** start of Input **

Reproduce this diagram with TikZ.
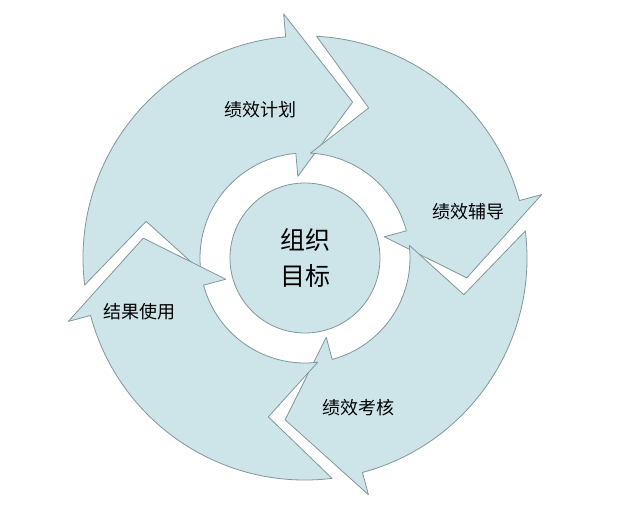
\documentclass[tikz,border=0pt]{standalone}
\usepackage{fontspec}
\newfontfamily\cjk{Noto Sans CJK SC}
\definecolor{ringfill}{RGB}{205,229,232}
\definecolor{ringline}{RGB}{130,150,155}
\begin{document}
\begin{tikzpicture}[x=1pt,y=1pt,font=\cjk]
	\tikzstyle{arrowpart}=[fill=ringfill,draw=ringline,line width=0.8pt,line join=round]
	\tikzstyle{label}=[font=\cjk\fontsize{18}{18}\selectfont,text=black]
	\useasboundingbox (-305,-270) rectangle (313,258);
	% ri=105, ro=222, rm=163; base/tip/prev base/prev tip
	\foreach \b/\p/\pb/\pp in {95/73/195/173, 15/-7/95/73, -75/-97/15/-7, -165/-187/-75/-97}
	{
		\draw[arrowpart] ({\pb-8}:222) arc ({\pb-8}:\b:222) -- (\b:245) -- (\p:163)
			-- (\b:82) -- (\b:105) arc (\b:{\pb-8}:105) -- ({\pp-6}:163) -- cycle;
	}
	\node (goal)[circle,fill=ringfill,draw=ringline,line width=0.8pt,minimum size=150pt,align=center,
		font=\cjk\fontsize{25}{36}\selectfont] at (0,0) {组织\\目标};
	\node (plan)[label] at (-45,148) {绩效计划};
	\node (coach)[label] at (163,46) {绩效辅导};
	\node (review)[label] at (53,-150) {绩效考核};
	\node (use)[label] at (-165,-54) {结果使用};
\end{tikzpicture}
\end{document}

** end of Input **
** start of Input **

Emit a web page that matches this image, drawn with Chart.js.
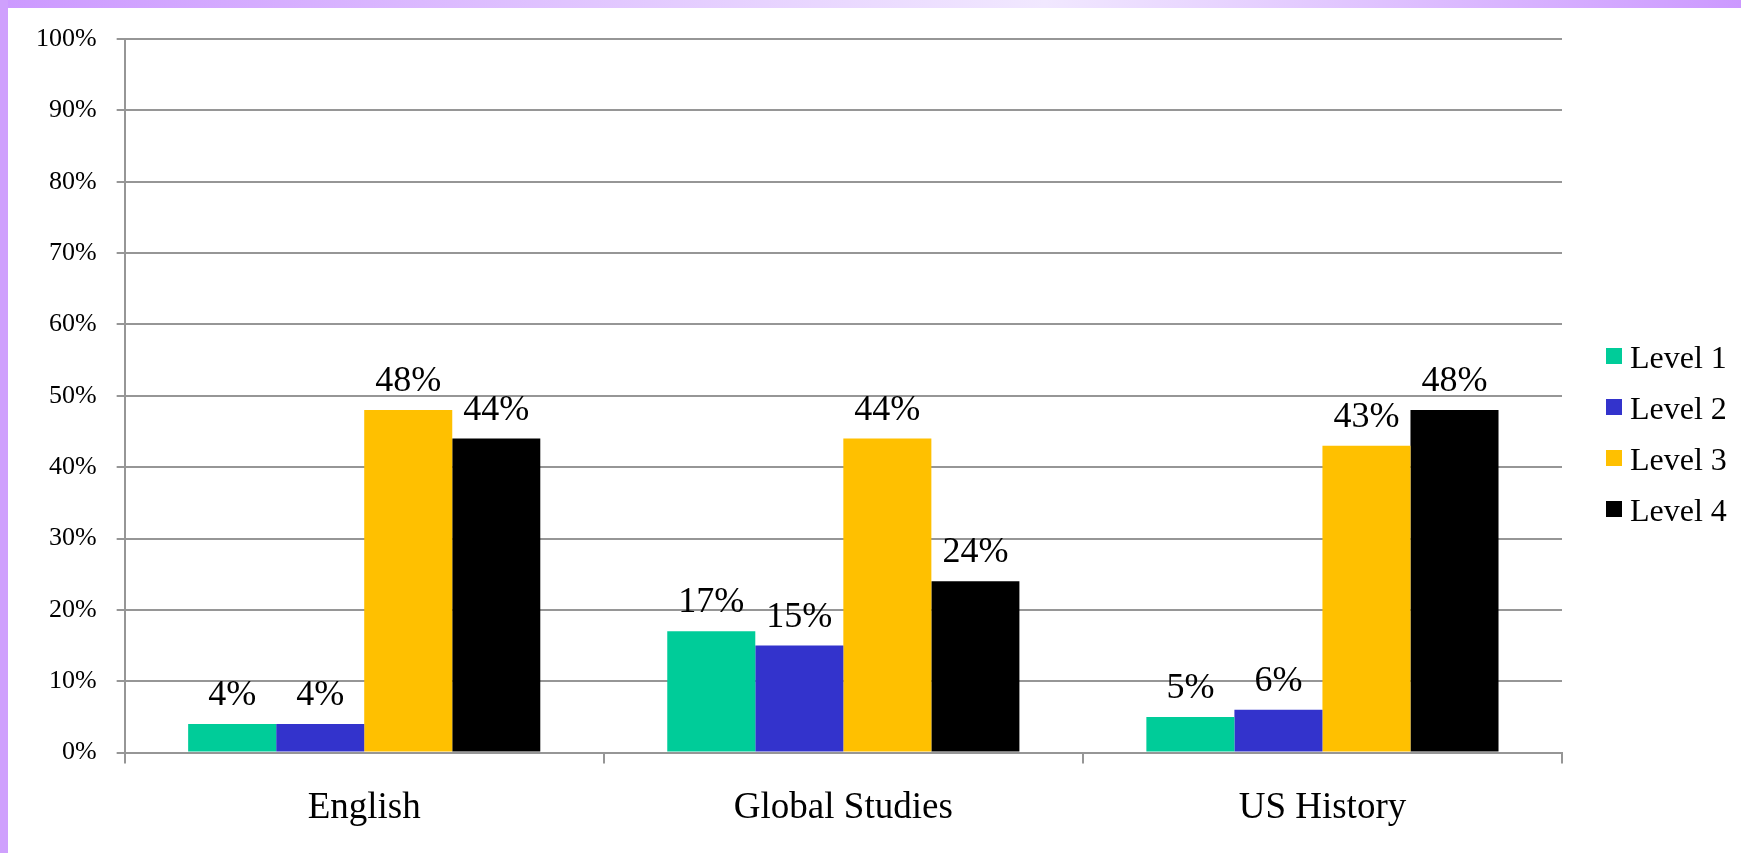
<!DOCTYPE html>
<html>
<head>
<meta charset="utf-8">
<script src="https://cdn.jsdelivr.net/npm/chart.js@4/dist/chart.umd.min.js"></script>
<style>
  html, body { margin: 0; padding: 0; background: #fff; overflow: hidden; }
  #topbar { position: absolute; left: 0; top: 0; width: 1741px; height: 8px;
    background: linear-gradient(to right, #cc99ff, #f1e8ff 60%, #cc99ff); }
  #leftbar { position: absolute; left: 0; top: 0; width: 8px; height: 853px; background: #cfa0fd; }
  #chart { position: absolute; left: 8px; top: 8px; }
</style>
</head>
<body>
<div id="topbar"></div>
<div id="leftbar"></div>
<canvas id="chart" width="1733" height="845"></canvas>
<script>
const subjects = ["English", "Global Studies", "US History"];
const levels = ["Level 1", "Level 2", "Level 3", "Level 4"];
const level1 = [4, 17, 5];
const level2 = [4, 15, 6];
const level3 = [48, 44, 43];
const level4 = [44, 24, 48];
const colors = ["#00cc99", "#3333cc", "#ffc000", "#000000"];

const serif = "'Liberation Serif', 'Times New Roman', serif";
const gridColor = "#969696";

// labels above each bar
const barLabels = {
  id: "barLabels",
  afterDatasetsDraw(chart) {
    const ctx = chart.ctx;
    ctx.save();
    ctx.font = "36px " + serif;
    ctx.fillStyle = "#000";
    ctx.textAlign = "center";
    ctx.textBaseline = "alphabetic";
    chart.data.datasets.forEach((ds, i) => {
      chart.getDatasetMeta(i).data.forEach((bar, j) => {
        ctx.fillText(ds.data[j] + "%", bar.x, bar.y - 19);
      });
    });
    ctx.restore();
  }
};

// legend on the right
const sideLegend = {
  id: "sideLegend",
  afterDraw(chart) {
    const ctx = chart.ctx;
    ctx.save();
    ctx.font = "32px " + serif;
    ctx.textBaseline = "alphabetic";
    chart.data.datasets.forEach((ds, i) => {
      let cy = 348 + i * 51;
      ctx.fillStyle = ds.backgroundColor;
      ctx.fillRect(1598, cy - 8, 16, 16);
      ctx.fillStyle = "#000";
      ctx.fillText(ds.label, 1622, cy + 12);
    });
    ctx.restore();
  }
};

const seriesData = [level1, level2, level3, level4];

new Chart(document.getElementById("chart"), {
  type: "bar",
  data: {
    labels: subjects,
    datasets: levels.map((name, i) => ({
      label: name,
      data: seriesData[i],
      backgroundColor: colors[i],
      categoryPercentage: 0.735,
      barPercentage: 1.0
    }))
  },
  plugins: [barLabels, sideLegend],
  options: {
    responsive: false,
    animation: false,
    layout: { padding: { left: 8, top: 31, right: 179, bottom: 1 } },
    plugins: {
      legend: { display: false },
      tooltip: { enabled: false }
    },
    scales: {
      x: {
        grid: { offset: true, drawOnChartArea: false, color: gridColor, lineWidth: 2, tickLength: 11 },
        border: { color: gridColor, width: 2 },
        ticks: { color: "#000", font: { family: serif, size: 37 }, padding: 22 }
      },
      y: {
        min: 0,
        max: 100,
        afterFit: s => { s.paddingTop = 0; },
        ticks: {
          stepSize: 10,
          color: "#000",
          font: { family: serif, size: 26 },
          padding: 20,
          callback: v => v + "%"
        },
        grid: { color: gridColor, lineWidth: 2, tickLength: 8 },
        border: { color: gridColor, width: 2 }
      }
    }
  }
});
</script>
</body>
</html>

** end of Input **
** start of Input **

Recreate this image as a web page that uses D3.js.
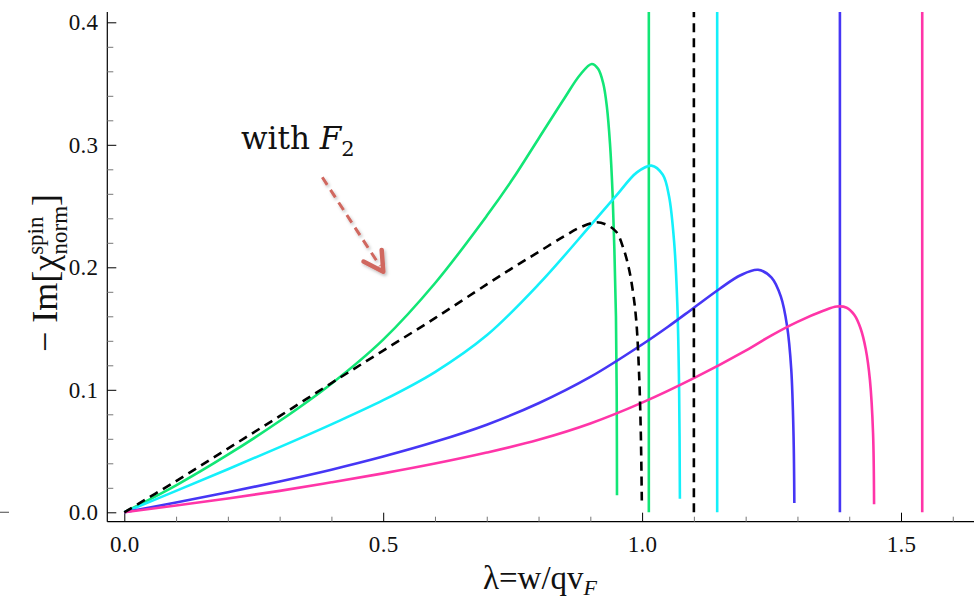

** end of Input **

— Exercise requirements —
Whichever lines contain the string "with", select and copy them.

— Worked solution —
Reproduce this diagram with TikZ.
Emit a web page that matches this image, drawn with Chart.js.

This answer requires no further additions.